Students will need to have knowledge of basic carbon chemistry and its ability to form long repeating chains. Students will also need access to the internet to confirm the formula of the polystyrene and polyethylene repeating units in order to select the correct mass spectrum. Internet access will also be necessary to do basic research into structure and uses of PDMS, polystyrene, and polyethylene.
Goggles should be worn at all times in the mass spectrometry lab when analyzing the polystyrene standard if a field trip is practical. Students should use heat resistant gloves and forceps to remove their polystyrene and polyethylene samples from the drying oven after shrinking.
Students will know that mass spectrometry is an analytical technique that can identify the types of elements and bonds in a sample. This knowledge can be applied commercially to prevent trademark infringement, or in areas of forensics. Students will also be able to relate their sample production of a certain area to manufacturing processes where definite amounts of end products are desired.
- Students will communicate their findings in their lab notebooks when explaining how they determined the percentage shrinkage of their polystyrene and polyethylene samples, and the cost to produce each sample.
- Students will be assessed on their ability to interpret a polymer’s mass spectrum on an end of unit summative assessment.
- Students should work in groups of 2 in the lab.
- Day 1: Students experiment in the lab to create their polystyrene and polyethylene sample of a certain area.
- Day 2: Lecture on organic monomers and polymers. Students explore history and general makeup of different polymer samples using online resources.

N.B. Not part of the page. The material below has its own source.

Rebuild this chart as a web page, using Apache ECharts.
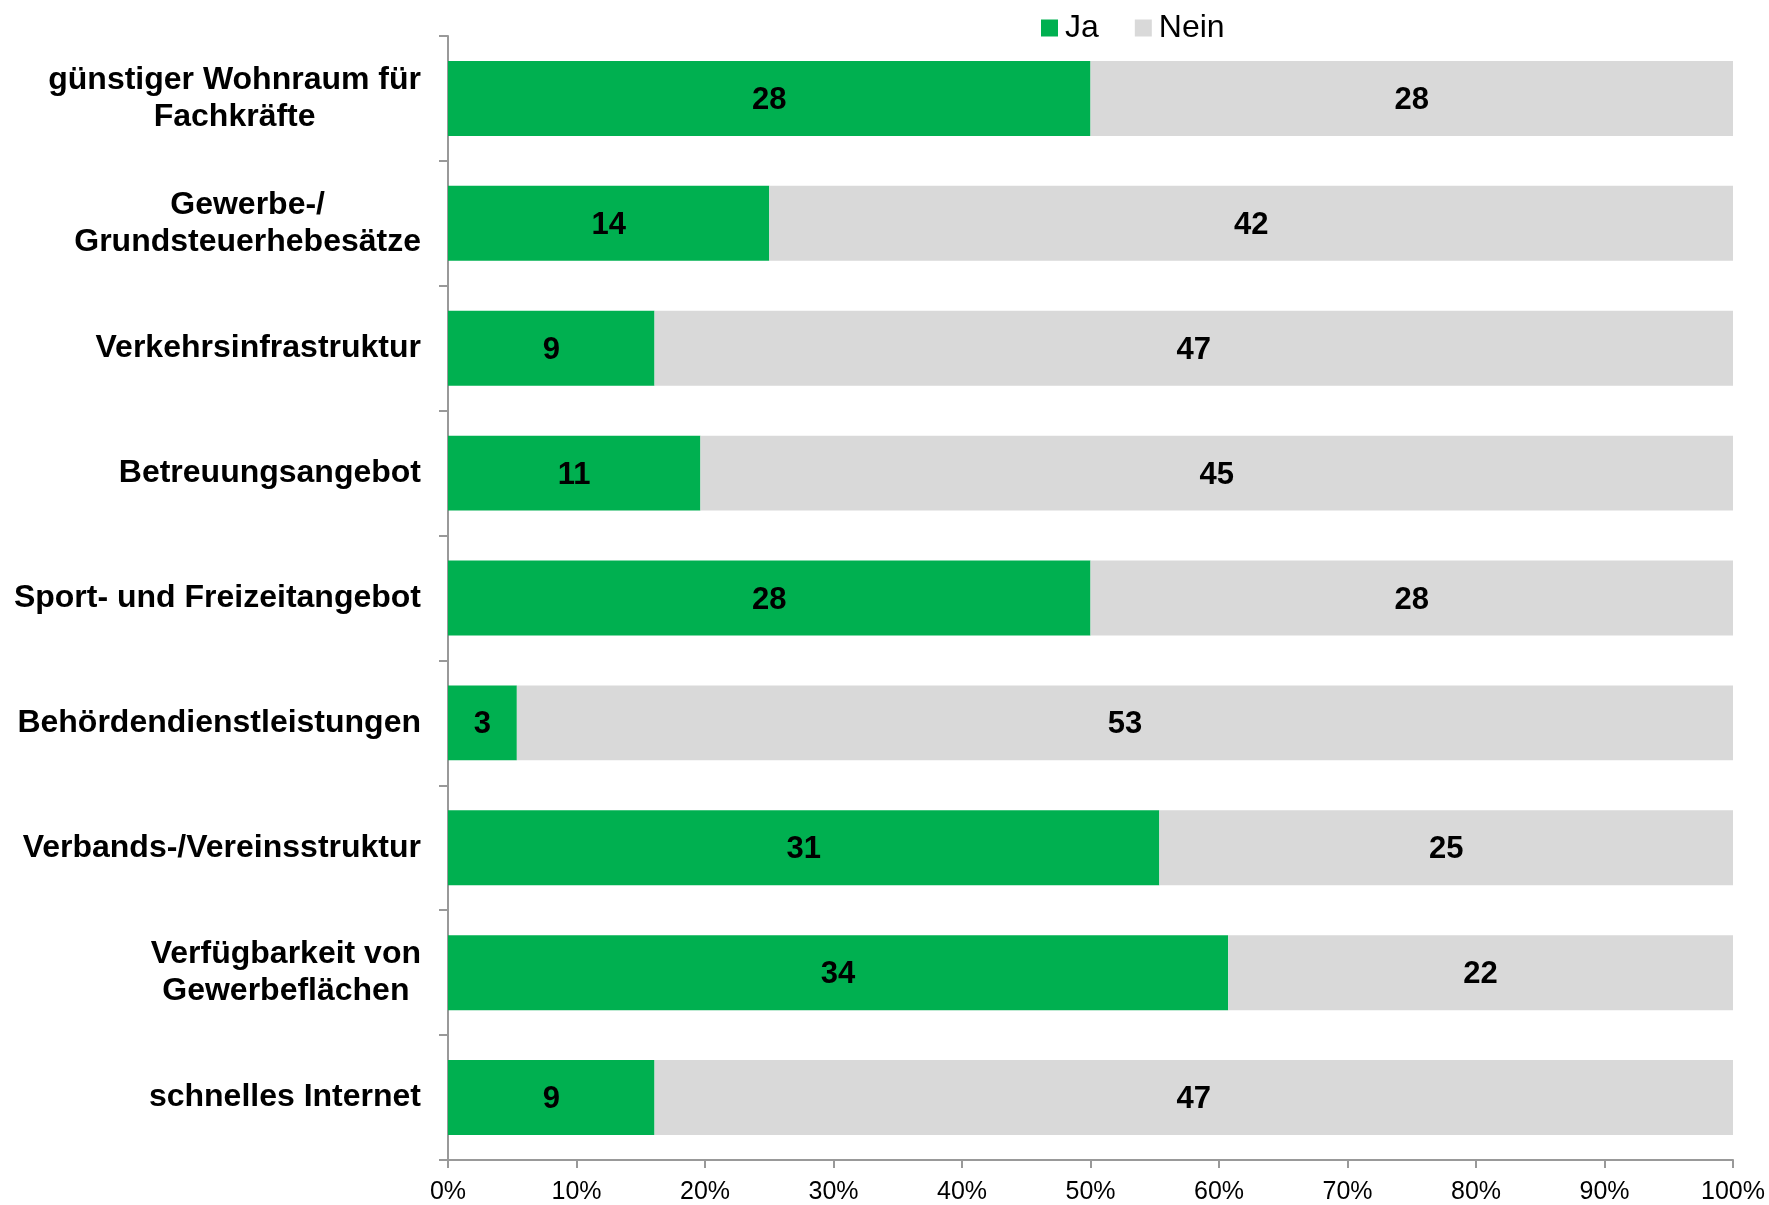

- Day 3: Students will take a field trip to the University of Akron- Knight Chemical Laboratory to visit the mass spectrometry lab and analyze a polystyrene mass spectrum (if practical). OR Day 3: Teacher will distribute copies of the attached mass spectrum of PDMS and help students to determine the molar mass of the repeating monomer unit. Students will then interpret the “mystery” mass spectrum and determine if it is the MS of polystyrene or polyethylene.